(Exercise brief) Please copy all the lines that follow, word for word.
◇ ◇ ◇ ◇
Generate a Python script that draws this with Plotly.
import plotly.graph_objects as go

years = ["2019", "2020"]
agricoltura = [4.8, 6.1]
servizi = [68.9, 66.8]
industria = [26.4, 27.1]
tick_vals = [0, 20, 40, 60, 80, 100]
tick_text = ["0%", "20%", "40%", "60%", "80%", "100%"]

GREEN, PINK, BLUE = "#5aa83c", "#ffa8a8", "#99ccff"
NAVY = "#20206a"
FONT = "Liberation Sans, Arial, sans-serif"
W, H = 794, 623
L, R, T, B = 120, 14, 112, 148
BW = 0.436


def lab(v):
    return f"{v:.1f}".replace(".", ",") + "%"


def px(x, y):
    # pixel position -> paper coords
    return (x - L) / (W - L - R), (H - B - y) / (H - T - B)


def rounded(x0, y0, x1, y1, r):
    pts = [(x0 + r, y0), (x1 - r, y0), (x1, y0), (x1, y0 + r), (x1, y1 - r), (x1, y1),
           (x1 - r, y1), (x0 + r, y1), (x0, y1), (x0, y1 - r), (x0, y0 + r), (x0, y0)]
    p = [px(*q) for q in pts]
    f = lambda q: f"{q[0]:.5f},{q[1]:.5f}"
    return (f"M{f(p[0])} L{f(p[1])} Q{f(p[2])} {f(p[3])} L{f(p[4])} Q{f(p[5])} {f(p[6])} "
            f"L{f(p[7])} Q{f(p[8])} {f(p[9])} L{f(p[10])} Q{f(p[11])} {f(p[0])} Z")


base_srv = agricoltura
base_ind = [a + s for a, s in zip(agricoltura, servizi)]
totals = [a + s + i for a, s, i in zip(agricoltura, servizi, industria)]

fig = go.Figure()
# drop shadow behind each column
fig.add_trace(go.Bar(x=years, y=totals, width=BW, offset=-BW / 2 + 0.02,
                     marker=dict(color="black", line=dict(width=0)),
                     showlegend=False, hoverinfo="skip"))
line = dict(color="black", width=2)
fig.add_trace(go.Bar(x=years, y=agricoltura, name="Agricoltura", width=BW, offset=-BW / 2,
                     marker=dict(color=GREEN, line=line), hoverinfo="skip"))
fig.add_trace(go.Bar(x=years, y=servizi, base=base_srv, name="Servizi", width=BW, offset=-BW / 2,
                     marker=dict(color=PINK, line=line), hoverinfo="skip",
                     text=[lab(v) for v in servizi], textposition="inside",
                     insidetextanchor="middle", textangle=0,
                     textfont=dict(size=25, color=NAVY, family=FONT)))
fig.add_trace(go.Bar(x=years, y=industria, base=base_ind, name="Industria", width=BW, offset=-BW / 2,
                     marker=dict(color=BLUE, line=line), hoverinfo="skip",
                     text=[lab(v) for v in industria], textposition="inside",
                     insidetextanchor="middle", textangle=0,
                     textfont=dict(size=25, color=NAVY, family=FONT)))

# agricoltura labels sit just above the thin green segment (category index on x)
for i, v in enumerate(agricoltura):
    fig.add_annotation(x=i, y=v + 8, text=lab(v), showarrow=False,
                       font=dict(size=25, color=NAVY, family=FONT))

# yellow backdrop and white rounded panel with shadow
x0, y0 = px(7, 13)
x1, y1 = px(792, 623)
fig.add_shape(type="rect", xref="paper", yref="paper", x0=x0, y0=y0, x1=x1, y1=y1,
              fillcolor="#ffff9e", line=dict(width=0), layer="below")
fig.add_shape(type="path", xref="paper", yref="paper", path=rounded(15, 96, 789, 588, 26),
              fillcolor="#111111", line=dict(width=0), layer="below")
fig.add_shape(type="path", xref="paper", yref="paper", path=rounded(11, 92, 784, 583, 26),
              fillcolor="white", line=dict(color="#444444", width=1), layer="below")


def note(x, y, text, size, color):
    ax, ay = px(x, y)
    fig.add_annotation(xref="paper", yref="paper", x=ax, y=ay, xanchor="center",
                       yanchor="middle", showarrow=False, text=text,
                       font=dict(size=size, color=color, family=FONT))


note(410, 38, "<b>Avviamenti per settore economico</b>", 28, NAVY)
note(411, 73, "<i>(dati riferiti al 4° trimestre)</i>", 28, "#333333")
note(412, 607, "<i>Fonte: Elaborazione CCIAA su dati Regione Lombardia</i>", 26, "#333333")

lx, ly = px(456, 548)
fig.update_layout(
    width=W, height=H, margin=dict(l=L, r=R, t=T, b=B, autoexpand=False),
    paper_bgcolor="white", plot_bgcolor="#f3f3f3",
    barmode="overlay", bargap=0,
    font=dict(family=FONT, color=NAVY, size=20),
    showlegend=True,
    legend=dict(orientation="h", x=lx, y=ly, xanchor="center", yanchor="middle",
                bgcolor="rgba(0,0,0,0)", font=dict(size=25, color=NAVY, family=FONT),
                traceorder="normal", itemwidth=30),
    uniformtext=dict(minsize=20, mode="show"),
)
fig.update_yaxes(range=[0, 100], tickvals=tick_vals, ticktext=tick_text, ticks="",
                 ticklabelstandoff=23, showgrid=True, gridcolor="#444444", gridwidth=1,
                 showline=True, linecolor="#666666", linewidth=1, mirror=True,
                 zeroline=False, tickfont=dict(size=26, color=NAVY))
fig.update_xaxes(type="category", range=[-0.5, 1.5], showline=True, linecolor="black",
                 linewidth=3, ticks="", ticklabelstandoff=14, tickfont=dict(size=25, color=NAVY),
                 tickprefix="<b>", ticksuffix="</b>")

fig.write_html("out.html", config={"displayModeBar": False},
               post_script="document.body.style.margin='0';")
◇ ◇ ◇ ◇
(Final result)
Generate a Python script that draws this with Plotly.
import plotly.graph_objects as go

years = ["2019", "2020"]
agricoltura = [4.8, 6.1]
servizi = [68.9, 66.8]
industria = [26.4, 27.1]
tick_vals = [0, 20, 40, 60, 80, 100]
tick_text = ["0%", "20%", "40%", "60%", "80%", "100%"]

GREEN, PINK, BLUE = "#5aa83c", "#ffa8a8", "#99ccff"
NAVY = "#20206a"
FONT = "Liberation Sans, Arial, sans-serif"
W, H = 794, 623
L, R, T, B = 120, 14, 112, 148
BW = 0.436


def lab(v):
    return f"{v:.1f}".replace(".", ",") + "%"


def px(x, y):
    # pixel position -> paper coords
    return (x - L) / (W - L - R), (H - B - y) / (H - T - B)


def rounded(x0, y0, x1, y1, r):
    pts = [(x0 + r, y0), (x1 - r, y0), (x1, y0), (x1, y0 + r), (x1, y1 - r), (x1, y1),
           (x1 - r, y1), (x0 + r, y1), (x0, y1), (x0, y1 - r), (x0, y0 + r), (x0, y0)]
    p = [px(*q) for q in pts]
    f = lambda q: f"{q[0]:.5f},{q[1]:.5f}"
    return (f"M{f(p[0])} L{f(p[1])} Q{f(p[2])} {f(p[3])} L{f(p[4])} Q{f(p[5])} {f(p[6])} "
            f"L{f(p[7])} Q{f(p[8])} {f(p[9])} L{f(p[10])} Q{f(p[11])} {f(p[0])} Z")


base_srv = agricoltura
base_ind = [a + s for a, s in zip(agricoltura, servizi)]
totals = [a + s + i for a, s, i in zip(agricoltura, servizi, industria)]

fig = go.Figure()
# drop shadow behind each column
fig.add_trace(go.Bar(x=years, y=totals, width=BW, offset=-BW / 2 + 0.02,
                     marker=dict(color="black", line=dict(width=0)),
                     showlegend=False, hoverinfo="skip"))
line = dict(color="black", width=2)
fig.add_trace(go.Bar(x=years, y=agricoltura, name="Agricoltura", width=BW, offset=-BW / 2,
                     marker=dict(color=GREEN, line=line), hoverinfo="skip"))
fig.add_trace(go.Bar(x=years, y=servizi, base=base_srv, name="Servizi", width=BW, offset=-BW / 2,
                     marker=dict(color=PINK, line=line), hoverinfo="skip",
                     text=[lab(v) for v in servizi], textposition="inside",
                     insidetextanchor="middle", textangle=0,
                     textfont=dict(size=25, color=NAVY, family=FONT)))
fig.add_trace(go.Bar(x=years, y=industria, base=base_ind, name="Industria", width=BW, offset=-BW / 2,
                     marker=dict(color=BLUE, line=line), hoverinfo="skip",
                     text=[lab(v) for v in industria], textposition="inside",
                     insidetextanchor="middle", textangle=0,
                     textfont=dict(size=25, color=NAVY, family=FONT)))

# agricoltura labels sit just above the thin green segment (category index on x)
for i, v in enumerate(agricoltura):
    fig.add_annotation(x=i, y=v + 8, text=lab(v), showarrow=False,
                       font=dict(size=25, color=NAVY, family=FONT))

# yellow backdrop and white rounded panel with shadow
x0, y0 = px(7, 13)
x1, y1 = px(792, 623)
fig.add_shape(type="rect", xref="paper", yref="paper", x0=x0, y0=y0, x1=x1, y1=y1,
              fillcolor="#ffff9e", line=dict(width=0), layer="below")
fig.add_shape(type="path", xref="paper", yref="paper", path=rounded(15, 96, 789, 588, 26),
              fillcolor="#111111", line=dict(width=0), layer="below")
fig.add_shape(type="path", xref="paper", yref="paper", path=rounded(11, 92, 784, 583, 26),
              fillcolor="white", line=dict(color="#444444", width=1), layer="below")


def note(x, y, text, size, color):
    ax, ay = px(x, y)
    fig.add_annotation(xref="paper", yref="paper", x=ax, y=ay, xanchor="center",
                       yanchor="middle", showarrow=False, text=text,
                       font=dict(size=size, color=color, family=FONT))


note(410, 38, "<b>Avviamenti per settore economico</b>", 28, NAVY)
note(411, 73, "<i>(dati riferiti al 4° trimestre)</i>", 28, "#333333")
note(412, 607, "<i>Fonte: Elaborazione CCIAA su dati Regione Lombardia</i>", 26, "#333333")

lx, ly = px(456, 548)
fig.update_layout(
    width=W, height=H, margin=dict(l=L, r=R, t=T, b=B, autoexpand=False),
    paper_bgcolor="white", plot_bgcolor="#f3f3f3",
    barmode="overlay", bargap=0,
    font=dict(family=FONT, color=NAVY, size=20),
    showlegend=True,
    legend=dict(orientation="h", x=lx, y=ly, xanchor="center", yanchor="middle",
                bgcolor="rgba(0,0,0,0)", font=dict(size=25, color=NAVY, family=FONT),
                traceorder="normal", itemwidth=30),
    uniformtext=dict(minsize=20, mode="show"),
)
fig.update_yaxes(range=[0, 100], tickvals=tick_vals, ticktext=tick_text, ticks="",
                 ticklabelstandoff=23, showgrid=True, gridcolor="#444444", gridwidth=1,
                 showline=True, linecolor="#666666", linewidth=1, mirror=True,
                 zeroline=False, tickfont=dict(size=26, color=NAVY))
fig.update_xaxes(type="category", range=[-0.5, 1.5], showline=True, linecolor="black",
                 linewidth=3, ticks="", ticklabelstandoff=14, tickfont=dict(size=25, color=NAVY),
                 tickprefix="<b>", ticksuffix="</b>")

fig.write_html("out.html", config={"displayModeBar": False},
               post_script="document.body.style.margin='0';")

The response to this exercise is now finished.